Marti MacAlister, Eleanor Taylor Bland's popular African-American heroine, is forced to confront some extremely personal demons from long ago-her husband Johnny MacAlister is long-buried, but now someone from Johnny's past is back, looking for him, and Marti fears she knows who it might be.
In the meantime, her work as a suburban Chicago homicide detective has taken her back in time in another way, to a group of children she once counseled, each now four years older and with four more year's worth of problems. There's LaShawna, now seventeen and with her own four-year-old daughter; Padgett, all grown up at twelve but still living with his alcoholic mother; and then Jose, fifteen, who's in the most trouble of them all. He's been accused of murder, but the Jose that Marti remembers could not have committed such a terrible crime. Her first step is to find out what could have happened in the past four years to lead Jose to such a desperate act, and she hopes her second step will be to prove his innocence.
It won't be easy, though; just what's going on with this tight group of kids, and how does it relate to the increasingly foreboding sense of doom Marti gets about the mystery man who's nosing around the remnants of her distant past? She's not sure, but she knows she must figure it all out, and soon, before another of the children, or even Marti herself, falls into grave danger. Windy City Dying is another taut, absorbing read from one of the masters of mystery fiction.

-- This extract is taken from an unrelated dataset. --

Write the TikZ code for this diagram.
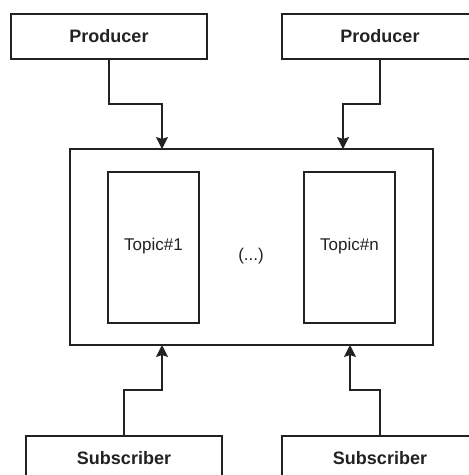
\documentclass[tikz,border=0pt]{standalone}
\usepackage{fontspec}
\setmainfont{Liberation Sans}
\usetikzlibrary{arrows.meta}
\definecolor{linecol}{HTML}{222222}
\definecolor{textcol}{HTML}{222222}
\begin{document}
\begin{tikzpicture}[x=1pt,y=-1pt,
  box/.style={draw=linecol,line width=1.5pt,rectangle,inner sep=0pt,fill=white,text=textcol},
  endpoint/.style={box,minimum width=196pt,minimum height=45pt,
    font=\fontsize{18}{20}\selectfont\bfseries},
  topicbox/.style={box,minimum width=91pt,minimum height=151pt,
    font=\fontsize{17}{20}\selectfont},
  link/.style={draw=linecol,line width=1.5pt,
    -{Stealth[length=12pt,width=12pt,inset=2pt]}}]
\useasboundingbox (0,0) rectangle (469,475);
\clip (0,0) rectangle (469,475);

% broker with its topics
\node[box,minimum width=363pt,minimum height=196pt] (broker) at (251.5,247) {};
\node[topicbox] (t1) at (153.5,247.5) {\raisebox{7pt}{Topic\#1}};
\node[topicbox] (tn) at (349.5,247.5) {\raisebox{7pt}{Topic\#n}};
\node[font=\fontsize{17}{20}\selectfont,text=textcol] (dots) at (251,256) {(...)};

% producers
\node[endpoint] (p1) at (109,36.5) {Producer};
\node[endpoint] (p2) at (380,36.5) {Producer};

% subscribers
\node[endpoint] (s1) at (124,458.5) {Subscriber};
\node[endpoint] (s2) at (380,458.5) {Subscriber};

% connectors
\coordinate (a1) at (162,149);
\coordinate (a2) at (343,149);
\coordinate (b1) at (162,345);
\coordinate (b2) at (350,345);
\draw[link] (p1.south) |- (162,104) -- (a1);
\draw[link] (p2.south) |- (343,104) -- (a2);
\draw[link] (s1.north) |- (162,390) -- (b1);
\draw[link] (s2.north) |- (350,390) -- (b2);
\end{tikzpicture}
\end{document}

Eleanor Taylor Bland was an African American writer of crime fiction. She was the creator of Lincoln Prairie, Illinois (based on Waukegan, Illinois) police detective Marti McAllister.
Eleanor Taylor Bland uses this detective novel to investigate the theme of lost children. Falling through cracks and how low is the safety net, if there is one at all.

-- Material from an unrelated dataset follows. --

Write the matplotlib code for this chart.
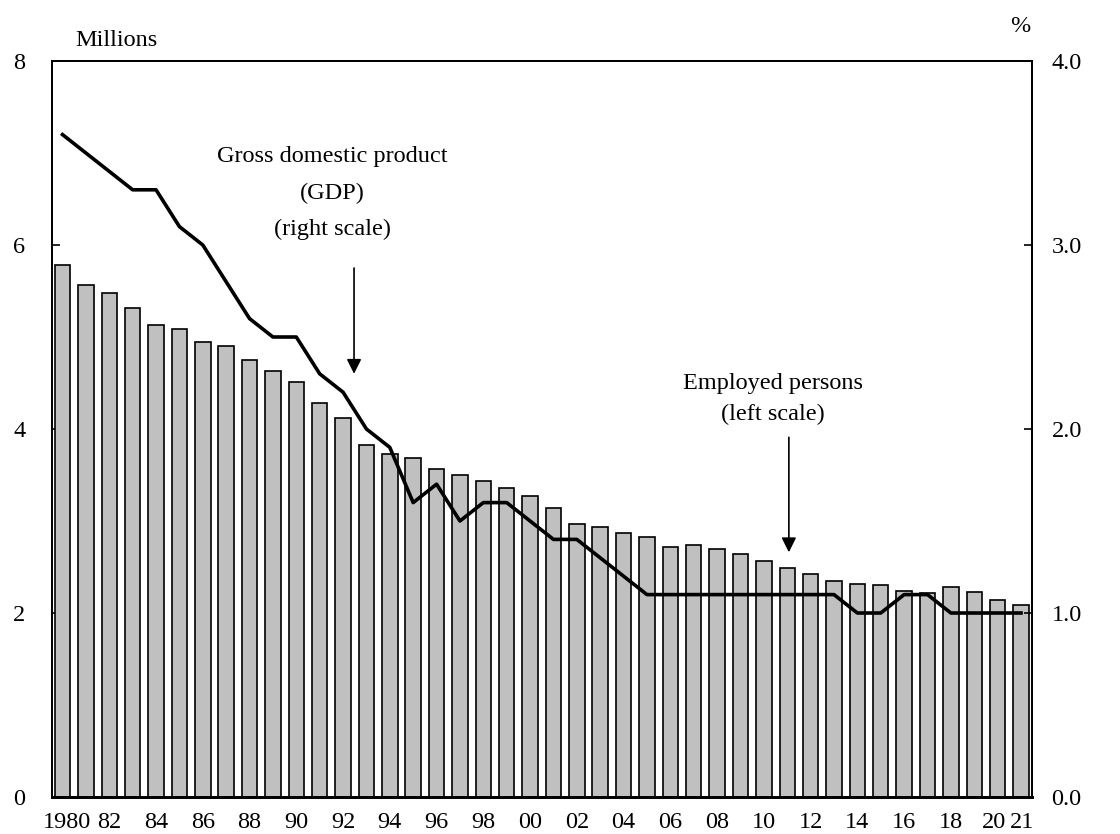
import matplotlib
matplotlib.use("Agg")
import matplotlib.pyplot as plt
import matplotlib.transforms as mtransforms
import numpy as np

years = list(range(1980, 2022))
employed = [5.78, 5.57, 5.48, 5.31, 5.13, 5.09, 4.95, 4.90, 4.75, 4.63,
            4.51, 4.28, 4.12, 3.83, 3.73, 3.68, 3.57, 3.50, 3.43, 3.36,
            3.27, 3.14, 2.97, 2.94, 2.87, 2.83, 2.72, 2.74, 2.70, 2.64,
            2.56, 2.49, 2.42, 2.35, 2.32, 2.30, 2.24, 2.22, 2.28, 2.23,
            2.14, 2.09]
gdp_share = [3.6, 3.5, 3.4, 3.3, 3.3, 3.1, 3.0, 2.8, 2.6, 2.5,
             2.5, 2.3, 2.2, 2.0, 1.9, 1.6, 1.7, 1.5, 1.6, 1.6,
             1.5, 1.4, 1.4, 1.3, 1.2, 1.1, 1.1, 1.1, 1.1, 1.1,
             1.1, 1.1, 1.1, 1.1, 1.0, 1.0, 1.1, 1.1, 1.0, 1.0,
             1.0, 1.0]
x_labels = ["1980", "82", "84", "86", "88", "90", "92", "94", "96", "98",
            "00", "02", "04", "06", "08", "10", "12", "14", "16", "18", "20", "21"]
left_ticks = [0, 2, 4, 6, 8]
right_ticks = [0.0, 1.0, 2.0, 3.0, 4.0]

plt.rcParams['font.family'] = ['Liberation Serif', 'DejaVu Serif']
FS = 17.5

W, H = 1120, 834
fig = plt.figure(figsize=(W / 100, H / 100), dpi=100)
ax = fig.add_axes([52 / W, 1 - 797 / H, 980 / W, 736 / H])
ax2 = ax.twinx()

x = np.arange(len(years))
ax.bar(x, employed, width=0.66, color='#c0c0c0', edgecolor='black', linewidth=1.2, zorder=2)
ax2.plot(x, gdp_share, color='black', linewidth=2.6, solid_joinstyle='round', zorder=3)

ax.set_xlim(-0.45, len(years) - 1 + 0.47)
ax.set_ylim(0, 8)
ax2.set_ylim(0, 4)

ax.set_yticks(left_ticks)
ax.set_yticklabels([str(v) for v in left_ticks], fontsize=FS)
ax2.set_yticks(right_ticks)
ax2.set_yticklabels([f"{v:.1f}" for v in right_ticks], fontsize=FS)
ax.tick_params(axis='y', direction='in', length=6, width=1.2, pad=19)
ax2.tick_params(axis='y', direction='in', length=6, width=1.2, pad=14)

tick_pos = [years.index(1980 + 2 * i) for i in range(21)] + [years.index(2021)]
ax.set_xticks(tick_pos)
ax.set_xticklabels(x_labels, fontsize=FS)
ax.tick_params(axis='x', length=0, pad=11)

# nudge the crowded labels apart, as in the original
labs = ax.get_xticklabels()
labs[0].set_transform(labs[0].get_transform() + mtransforms.ScaledTranslation(4 / 100, 0, fig.dpi_scale_trans))
labs[-2].set_transform(labs[-2].get_transform() + mtransforms.ScaledTranslation(-4 / 100, 0, fig.dpi_scale_trans))
labs[-1].set_transform(labs[-1].get_transform() + mtransforms.ScaledTranslation(1 / 100, 0, fig.dpi_scale_trans))

for a in (ax, ax2):
    for s in a.spines.values():
        s.set_linewidth(1.3)
    a.spines['bottom'].set_linewidth(2.0)

ax2.patch.set_visible(False)

fig.text(75 / W, 1 - 41 / H, "Millions", fontsize=FS, ha='left', va='center')
fig.text(1020 / W, 1 - 27 / H, "%", fontsize=FS, ha='center', va='center')

# annotations (left-axis data coordinates)
ax.text(11.55, 6.96, "Gross domestic product", fontsize=FS, ha='center', va='center', zorder=5)
ax.text(11.55, 6.56, "(GDP)", fontsize=FS, ha='center', va='center', zorder=5)
ax.text(11.55, 6.17, "(right scale)", fontsize=FS, ha='center', va='center', zorder=5)
ax.annotate("", xy=(12.47, 4.60), xytext=(12.47, 5.75),
            arrowprops=dict(arrowstyle='-|>', color='black', lw=1.2,
                            mutation_scale=22, shrinkA=0, shrinkB=0), zorder=5)

ax.text(30.4, 4.49, "Employed persons", fontsize=FS, ha='center', va='center', zorder=5)
ax.text(30.4, 4.16, "(left scale)", fontsize=FS, ha='center', va='center', zorder=5)
ax.annotate("", xy=(31.07, 2.66), xytext=(31.07, 3.91),
            arrowprops=dict(arrowstyle='-|>', color='black', lw=1.2,
                            mutation_scale=22, shrinkA=0, shrinkB=0), zorder=5)

fig.savefig("out.png", dpi=100)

Bland is good with plot details and keeping the reader in suspense for chapter after chapter. I like Marti MacAlister. And I liked what the author did with the Latino politician character--he's viewed in different ways by different people, and one learns eventually that he isn't as slick as he first appears or as self-serving. Nicely subtle characterization.
Ms. Taylor Bland could have used a decent copyeditor or proofreader for her books; St. Martin's really did her a disservice there. In a previous book two first names were switched, and the incorrect one was used at the beginning of the chapter, totally confusing me for almost three pages until I went back and checked and figured out the error. In this book in almost every case the character's last husband's name is spelled wrong, as "Johnnie" instead of "Johnny." In one paragraph suddenly it's spelled right--and then spelled wrong in the next instance. The book flap copy got it right. Who fell asleep at the switch at St. Martin's? Pathetic.

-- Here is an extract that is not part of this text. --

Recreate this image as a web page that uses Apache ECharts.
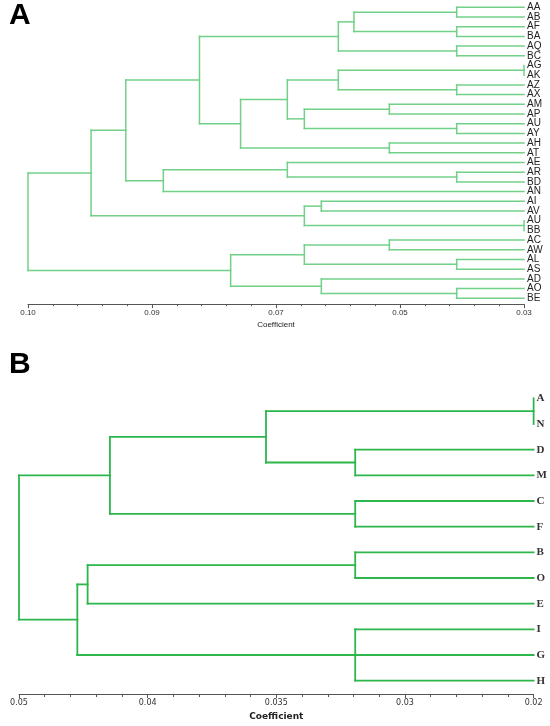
<!DOCTYPE html>
<html>
<head>
<meta charset="utf-8">
<script src="https://cdn.jsdelivr.net/npm/echarts@6/dist/echarts.min.js"></script>
<style>
  html, body { margin: 0; padding: 0; background: #fff; }
  #chart { width: 550px; height: 726px; }
</style>
</head>
<body>
<div id="chart"></div>
<script>
// panel A: leaves from top to bottom
var leavesA = ['AA', 'AB', 'AF', 'BA', 'AQ', 'BC', 'AG', 'AK', 'AZ', 'AX', 'AM', 'AP', 'AU', 'AY', 'AH', 'AT',
    'AE', 'AR', 'BD', 'AN', 'AI', 'AV', 'AU', 'BB', 'AC', 'AW', 'AL', 'AS', 'AD', 'AO', 'BE'];
// merges: [children (leaf index or earlier node id), coefficient]; new node ids start after the leaves
var mergesA = [
    [[0, 1], 0.0395],    // 31
    [[2, 3], 0.0395],    // 32
    [[31, 32], 0.0540],  // 33
    [[4, 5], 0.0395],    // 34
    [[33, 34], 0.0562],  // 35
    [[6, 7], 0.0300],    // 36
    [[8, 9], 0.0395],    // 37
    [[36, 37], 0.0562],  // 38
    [[10, 11], 0.0490],  // 39
    [[12, 13], 0.0395],  // 40
    [[39, 40], 0.0610],  // 41
    [[38, 41], 0.0634],  // 42
    [[14, 15], 0.0490],  // 43
    [[42, 43], 0.0700],  // 44
    [[35, 44], 0.0758],  // 45
    [[17, 18], 0.0395],  // 46
    [[16, 46], 0.0634],  // 47
    [[47, 19], 0.0809],  // 48
    [[45, 48], 0.0862],  // 49
    [[20, 21], 0.0586],  // 50
    [[22, 23], 0.0300],  // 51
    [[50, 51], 0.0610],  // 52
    [[49, 52], 0.0911],  // 53
    [[24, 25], 0.0490],  // 54
    [[26, 27], 0.0395],  // 55
    [[54, 55], 0.0610],  // 56
    [[29, 30], 0.0395],  // 57
    [[28, 57], 0.0586],  // 58
    [[56, 58], 0.0714],  // 59
    [[53, 59], 0.1000]   // 60
];
var ticksA = ['0.10', '0.09', '0.07', '0.05', '0.03']; // printed left to right

// panel B
var leavesB = ['A', 'N', 'D', 'M', 'C', 'F', 'B', 'O', 'E', 'I', 'G', 'H'];
var mergesB = [
    [[0, 1], 0.0200],      // 12
    [[2, 3], 0.0304],      // 13
    [[4, 5], 0.0304],      // 14
    [[12, 13], 0.0356],    // 15
    [[15, 14], 0.0447],    // 16
    [[6, 7], 0.0304],      // 17
    [[17, 8], 0.0460],     // 18
    [[9, 10, 11], 0.0304], // 19
    [[18, 19], 0.0466],    // 20
    [[16, 20], 0.0500]     // 21
];
var ticksB = ['0.05', '0.04', '0.035', '0.03', '0.02'];

// turn merges into line segments [x1, y1, x2, y2] (x = coefficient, y = leaf index)
function treeSegments(leaves, merges, base) {
    var nodes = leaves.map(function(n, i) { return { x: base, y: i }; });
    var segs = [];
    merges.forEach(function(m) {
        var h = m[1];
        var ys = [];
        m[0].forEach(function(k) {
            var c = nodes[k];
            ys.push(c.y);
            segs.push([c.x, c.y, h, c.y]);
        });
        var lo = Math.min.apply(null, ys), hi = Math.max.apply(null, ys);
        segs.push([h, lo, h, hi]);
        nodes.push({ x: h, y: (lo + hi) / 2 });
    });
    return segs;
}

function tickLabel(labels, min, step) {
    return function(v) {
        var i = Math.round((v - min) / step);
        return labels[labels.length - 1 - i] || '';
    };
}

function branchRender(color, width) {
    return function(params, api) {
        var p1 = api.coord([api.value(0), api.value(1)]);
        var p2 = api.coord([api.value(2), api.value(3)]);
        return {
            type: 'line',
            shape: { x1: p1[0], y1: p1[1], x2: p2[0], y2: p2[1] },
            style: { stroke: color, lineWidth: width, lineCap: 'square' }
        };
    };
}

// category axis shows the leaf names, hidden value axis places the branches on the same rows
function leafAxes(grid, leaves, label) {
    return [{
        gridIndex: grid,
        type: 'category',
        data: leaves,
        inverse: true,
        position: 'right',
        axisLine: { show: false, onZero: false },
        axisTick: { show: false },
        splitLine: { show: false },
        axisLabel: label
    }, {
        gridIndex: grid,
        type: 'value',
        min: -0.5,
        max: leaves.length - 0.5,
        inverse: true,
        show: false,
        splitLine: { show: false }
    }];
}

var myChart = echarts.init(document.getElementById('chart'), null, { renderer: 'canvas' });

var option = {
    backgroundColor: '#fff',
    animation: false,
    graphic: [
        { type: 'text', left: 9, top: 1, style: { text: 'A', font: 'bold 30px "Liberation Sans", Arial', fill: '#000' } },
        { type: 'text', left: 9, top: 350, style: { text: 'B', font: 'bold 30px "Liberation Sans", Arial', fill: '#000' } }
    ],
    grid: [
        { left: 28, right: 26, top: 2.45, height: 300.7 },
        { left: 19, right: 16.3, top: 385.5, height: 308 }
    ],
    xAxis: [{
        gridIndex: 0,
        type: 'value',
        min: 0.03,
        max: 0.10,
        interval: 0.0175,
        inverse: true,
        position: 'bottom',
        offset: 1,
        name: 'Coefficient',
        nameLocation: 'middle',
        nameGap: 17,
        nameTextStyle: { fontSize: 8, color: '#222', fontFamily: 'Liberation Sans' },
        axisLine: { onZero: false, lineStyle: { color: '#555', width: 1 } },
        axisTick: { length: 4, lineStyle: { color: '#555' } },
        minorTick: { show: true, splitNumber: 5, length: 2, lineStyle: { color: '#555' } },
        splitLine: { show: false },
        axisLabel: { fontSize: 8, color: '#333', margin: 5, fontFamily: 'Liberation Sans',
            showMinLabel: true, showMaxLabel: true,
            formatter: tickLabel(ticksA, 0.03, 0.0175) }
    }, {
        gridIndex: 1,
        type: 'value',
        min: 0.02,
        max: 0.05,
        interval: 0.0075,
        inverse: true,
        position: 'bottom',
        offset: 0.5,
        name: 'Coefficient',
        nameLocation: 'middle',
        nameGap: 18,
        nameTextStyle: { fontSize: 9, fontWeight: 'bold', color: '#222', fontFamily: 'DejaVu Sans' },
        axisLine: { onZero: false, lineStyle: { color: '#555', width: 1 } },
        axisTick: { length: 4, lineStyle: { color: '#555' } },
        minorTick: { show: true, splitNumber: 5, length: 3, lineStyle: { color: '#555' } },
        splitLine: { show: false },
        axisLabel: { fontSize: 8, color: '#333', margin: 5, fontFamily: 'DejaVu Sans',
            showMinLabel: true, showMaxLabel: true,
            formatter: tickLabel(ticksB, 0.02, 0.0075) }
    }],
    yAxis: leafAxes(0, leavesA, {
        interval: 0, fontSize: 10, color: '#222', margin: 3, fontFamily: 'Liberation Sans'
    }).concat(leafAxes(1, leavesB, {
        interval: 0, fontSize: 11, fontWeight: 'bold', color: '#333', margin: 3, fontFamily: 'Liberation Serif'
    })),
    series: [{
        type: 'custom',
        xAxisIndex: 0,
        yAxisIndex: 1,
        clip: false,
        renderItem: branchRender('#72d088', 1.5),
        encode: { x: [0, 2], y: [1, 3] },
        data: treeSegments(leavesA, mergesA, 0.03)
    }, {
        type: 'custom',
        xAxisIndex: 1,
        yAxisIndex: 3,
        clip: false,
        renderItem: branchRender('#2db64c', 1.8),
        encode: { x: [0, 2], y: [1, 3] },
        data: treeSegments(leavesB, mergesB, 0.02)
    }]
};
myChart.setOption(option);
</script>
</body>
</html>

Windy City Dying is a generally solid police procedural that takes place in Chicago and its suburbs, starring an interesting, likable, female African-American main character caught up in crimes with multiple echoes of her past. That said, there are way too many named characters in the book for a reader to keep track of, the action is compressed and (except for the killers' many works) left to the last 30 pages, and the cops eat way too many donuts. Okay, that last one isn't really a problem, except in the mind of the MC's daughter (a great character in her own right). Plusses more than outweigh the minuses, but I'm not immediately adding additional Marti MacAlister mysteries to the To Be Read pile. Still, Recommended.
I like police procedurals and female protagonists. Eleanor Taylor Bland has added back stories which are just my cup of tea (such as history). And Marti MacAlister and her boyfriend waited until they were married which elevates the author from 'wonderful' to 'best'.
This author is from Waukegan, IL. I have read most of the mystery novels she has written and I have enjoyed them all. They all work with the same female detective, Marti MacAlister and take me to places in this town that I live, that I will one day explore.